U.S. Supreme Court Issues Landmark Decision Under Federal Superfund Law

May 6, 2009
MGKF Special Alert

On May 4, 2009, the United States Supreme Court, in an 8-1 decision written by Justice Stevens, issued a landmark decision involving the federal Superfund law. In Burlington Northern & Santa Fe Railway Co. v. United States (No. 07-1601, May 4, 2009), the Supreme Court held that mere knowledge of spills in the course of delivery of a useful product does not make the supplier of that product liable under Superfund as an arranger. Rather, Superfund requires intent to dispose of hazardous substances as an integral part of arranger liability. The Supreme Court held further that a liable party under Superfund may avoid joint and several liability by establishing a reasonable basis for apportioning the cost of the remedy. Significantly, the Supreme Court found that the length of time that a party owns a site, the percentage of a site owned by a party and even the volume of hazardous substances that contributed to the cost of the remediation of the site can all serve as a reasonable basis for apportionment thereby preventing the imposition of joint and several liability.

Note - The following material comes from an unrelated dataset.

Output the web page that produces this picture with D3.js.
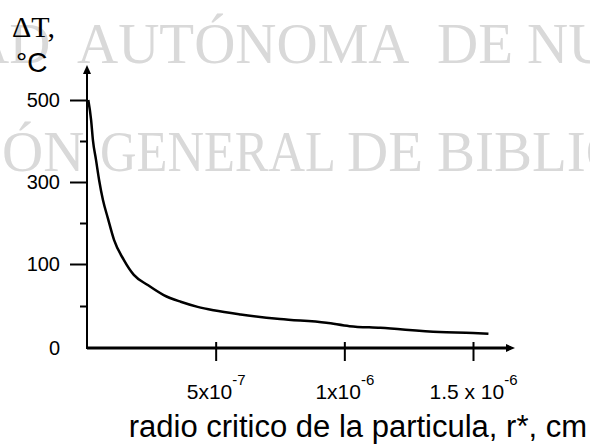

Facts and Procedural History

In 1960, Brown & Bryant, Inc., a chemical distributor, began operating on a parcel of land in Arvin, California. In 1975, Brown & Bryant expanded its operations to an adjacent parcel owned by two railroads. Shell Oil Company sold chemical products to Brown & Bryant. Chemical spills occurred during the transfer and delivery of Shell's product at the site. Aware that such spills were commonplace, Shell took several steps in the late 1970s to encourage the safe handling of its products during transfer and delivery. Some of the chemicals spilled at the railroad parcel impacted groundwater at the site and contributed to a portion of the cleanup costs.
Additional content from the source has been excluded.